__Exercise aim__. Count how many lines have the word "this" in them. Reply with that number by itself.

— Begin Data lines —

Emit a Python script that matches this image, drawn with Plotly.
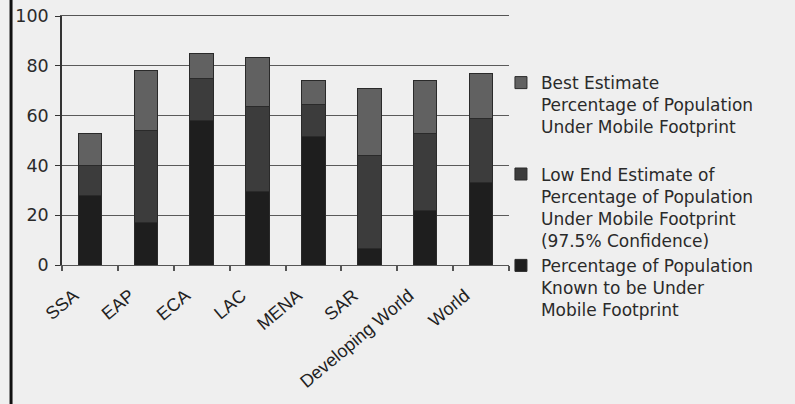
import plotly.graph_objects as go

categories = ["SSA", "EAP", "ECA", "LAC", "MENA", "SAR", "Developing World", "World"]
known = [28, 17, 58, 29.5, 51.5, 6.5, 22, 33]
low_end_extra = [12, 37, 17, 34, 13, 37.5, 31, 26]
best_extra = [13, 24, 10, 20, 9.5, 27, 21, 18]
y_ticks = [0, 20, 40, 60, 80, 100]

names = [
    "Percentage of Population<br>Known to be Under<br>Mobile Footprint",
    "Low End Estimate of<br>Percentage of Population<br>Under Mobile Footprint<br>(97.5% Confidence)",
    "Best Estimate<br>Percentage of Population<br>Under Mobile Footprint<br> ",
]
colors = ["#1e1e1e", "#3c3c3c", "#616161"]

fig = go.Figure()
for i, (vals, name, col) in enumerate(zip([known, low_end_extra, best_extra], names, colors)):
    fig.add_trace(go.Bar(
        x=categories, y=vals, name=name, legendgroup=f"g{i}",
        marker=dict(color=col, line=dict(color="#2a2a2a", width=1)),
    ))

n = len(categories)
boundaries = [i - 0.5 for i in range(n + 1)]

font_family = "DejaVu Sans, Arial, sans-serif"
fig.update_layout(
    barmode="stack",
    bargap=0.58,
    width=795, height=404,
    margin=dict(l=62, r=286, t=16, b=139, autoexpand=False),
    paper_bgcolor="#efefef",
    plot_bgcolor="#efefef",
    font=dict(family=font_family, size=17, color="#2a2a2a"),
    legend=dict(
        x=0.982, y=0.803, xanchor="left", yanchor="top",
        traceorder="reversed", valign="top", maxheight=400,
        tracegroupgap=4,
        font=dict(size=17, color="#2a2a2a"),
        itemwidth=30, bgcolor="rgba(0,0,0,0)",
    ),
    xaxis=dict(
        tickangle=-40, showline=True, mirror=True, linecolor="#555555",
        linewidth=1.3, ticks="", showgrid=False, range=[-0.5, n - 0.5],
        tickfont=dict(size=18, family="Liberation Sans, Arial, sans-serif",
                      color="#222222"),
        automargin=False, ticklabelstandoff=12, ticklabelshift=-16,
    ),
    xaxis2=dict(
        overlaying="x", anchor="y", side="bottom", range=[-0.5, n - 0.5],
        tickvals=boundaries, showticklabels=False, ticks="outside",
        ticklen=5, tickcolor="#555555", tickwidth=1.5, showgrid=False,
        showline=False, zeroline=False, automargin=False,
    ),
    yaxis=dict(
        range=[0, 100], tickvals=y_ticks, showline=True, linecolor="#333333",
        linewidth=1.5, ticks="outside", ticklen=5, tickcolor="#333333",
        gridcolor="#5a5a5a", gridwidth=1, zeroline=False,
        tickfont=dict(size=17.5), automargin=False, ticklabelstandoff=3,
    ),
    shapes=[dict(type="line", xref="paper", yref="paper",
                 x0=-0.114, x1=-0.114, y0=-0.6, y1=1.1,
                 line=dict(color="#111111", width=3))],
)
fig.add_trace(go.Scatter(x=[None], y=[None], xaxis="x2", showlegend=False,
                         hoverinfo="skip"))
fig.write_html(
    "out.html",
    config={"displayModeBar": False},
    post_script="document.body.style.margin='0';document.body.style.background='#efefef';",
)
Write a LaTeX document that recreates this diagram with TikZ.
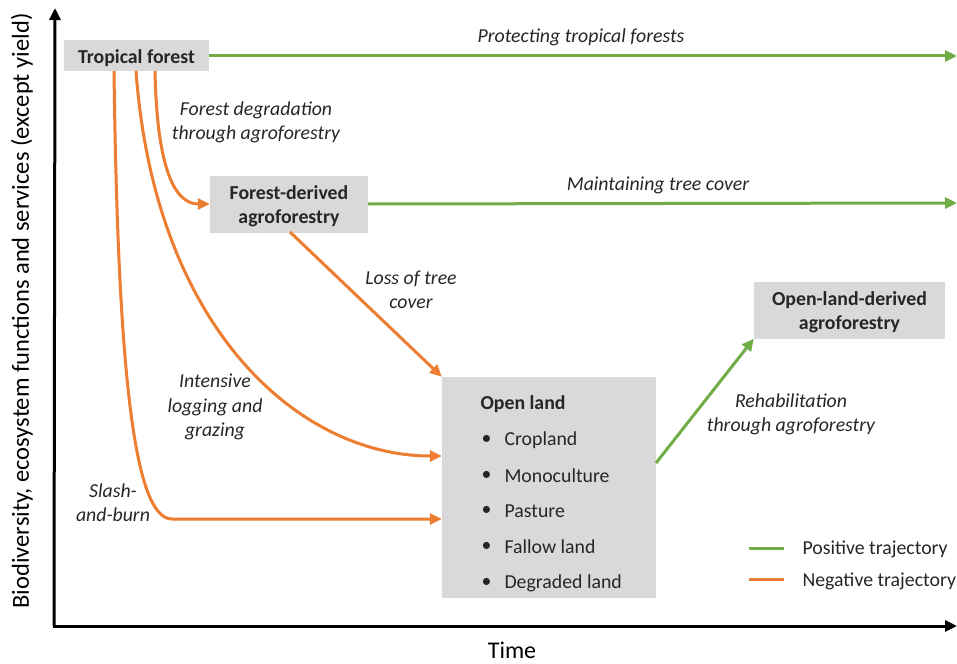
\documentclass[tikz,border=0pt]{standalone}
\usepackage{fontspec}
\setmainfont{Carlito}
\usetikzlibrary{arrows.meta}
\definecolor{boxgray}{HTML}{D9D9D9}
\definecolor{posgreen}{HTML}{70AD47}
\definecolor{negorange}{HTML}{ED7D31}
\definecolor{txt}{HTML}{262626}
\tikzset{
  graybox/.style={fill=boxgray, inner sep=0pt},
  boxtext/.style={font=\fontsize{19.8}{24}\selectfont\bfseries, text=txt, align=center},
  lbl/.style={font=\fontsize{19.8}{24.3}\selectfont\itshape, text=txt, align=center},
  posarrow/.style={draw=posgreen, line width=3pt, -{Triangle[length=12pt,width=11pt]}},
  negarrow/.style={draw=negorange, line width=3pt, -{Triangle[length=12pt,width=11pt]}},
  axisarrow/.style={draw=black, line width=3pt, -{Triangle[length=12pt,width=11pt]}},
  listitem/.style={font=\fontsize{19.8}{24}\selectfont, text=txt, anchor=west}
}
\begin{document}
\begin{tikzpicture}[x=1pt,y=-1pt]
\useasboundingbox (0,0) rectangle (957,663);
% axes
\coordinate (origin) at (54,626);
\coordinate (ytip) at (55,8);
\coordinate (xtip) at (957,626);
\draw[axisarrow] (origin) -- (ytip);
\draw[axisarrow] ([xshift=-1.5pt]origin) -- (xtip);
\node[font=\fontsize{24.5}{29}\selectfont, text=black, rotate=90, inner sep=0pt] (ylab) at (22,311) {Biodiversity, ecosystem functions and services (except yield)};
\node[font=\fontsize{24}{29}\selectfont, text=black, inner sep=0pt] (xlab) at (512,650) {Time};
% boxes
\node[graybox, minimum width=145pt, minimum height=31pt] (tf) at (136.5,56) {};
\node[boxtext] (tft) at (136.5,58) {Tropical forest};
\node[graybox, minimum width=158pt, minimum height=57pt] (fda) at (289,204) {};
\node[boxtext] (fdat) at (289,206.5) {Forest-derived\\agroforestry};
\node[graybox, minimum width=191pt, minimum height=57pt] (olda) at (849.5,310) {};
\node[boxtext] (oldat) at (849.5,312.5) {Open-land-derived\\agroforestry};
\node[graybox, minimum width=214pt, minimum height=221pt] (ol) at (549,487.5) {};
\node[listitem, font=\fontsize{19.8}{24}\selectfont\bfseries] (olt) at (477,404) {Open land};
\foreach \t/\y [count=\i] in {Cropland/440,Monoculture/476,Pasture/511,Fallow land/547,Degraded land/583}{
  \node[listitem] (b\i) at (478,\y) {•};
  \node[listitem] (i\i) at (501,\y) {\t};
}
% coordinates
\coordinate (tfr) at (209,56);
\coordinate (e1) at (957,56);
\coordinate (fdar) at (368,204);
\coordinate (e2) at (957,203);
\coordinate (s1) at (155,71);
\coordinate (s3) at (136,71);
\coordinate (s4) at (114,71);
\coordinate (k4) at (172,519);
\coordinate (fdab) at (290,232);
\coordinate (olr) at (656,463);
% green arrows
\draw[posarrow] (tfr) -- (e1);
\draw[posarrow] (fdar) -- (e2);
\draw[posarrow] (olr) -- (olda.south west);
% orange arrows
\draw[negarrow] (s1) .. controls (157,170) and (175,204) .. (fda.west);
\draw[negarrow] (fdab) -- (ol.north west);
\draw[negarrow] (s3) .. controls (155,330) and (300,456) .. (ol.west |- 0,456);
\draw[negarrow] (s4) .. controls (118,380) and (135,519) .. (k4) -- (ol.west |- k4);
% labels
\node[lbl] (l1) at (581,37) {Protecting tropical forests};
\node[lbl] (l2) at (658,185) {Maintaining tree cover};
\node[lbl] (l3) at (256,122) {Forest degradation\\through agroforestry};
\node[lbl] (l4) at (411,290) {Loss of tree\\cover};
\node[lbl] (l5) at (215,407) {Intensive\\logging and\\grazing};
\node[lbl] (l6) at (113,503) {Slash-\\and-burn};
\node[lbl] (l7) at (791,414) {Rehabilitation\\through agroforestry};
% legend
\coordinate (g1) at (749,548); \coordinate (g2) at (784,548);
\coordinate (o1) at (749,579); \coordinate (o2) at (784,579);
\draw[posgreen, line width=3pt] (g1) -- (g2);
\draw[negorange, line width=3pt] (o1) -- (o2);
\node[listitem] (lg1) at (799,549) {Positive trajectory};
\node[listitem] (lg2) at (799,581) {Negative trajectory};
\end{tikzpicture}
\end{document}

— End Data lines —

__Exercise result__. 2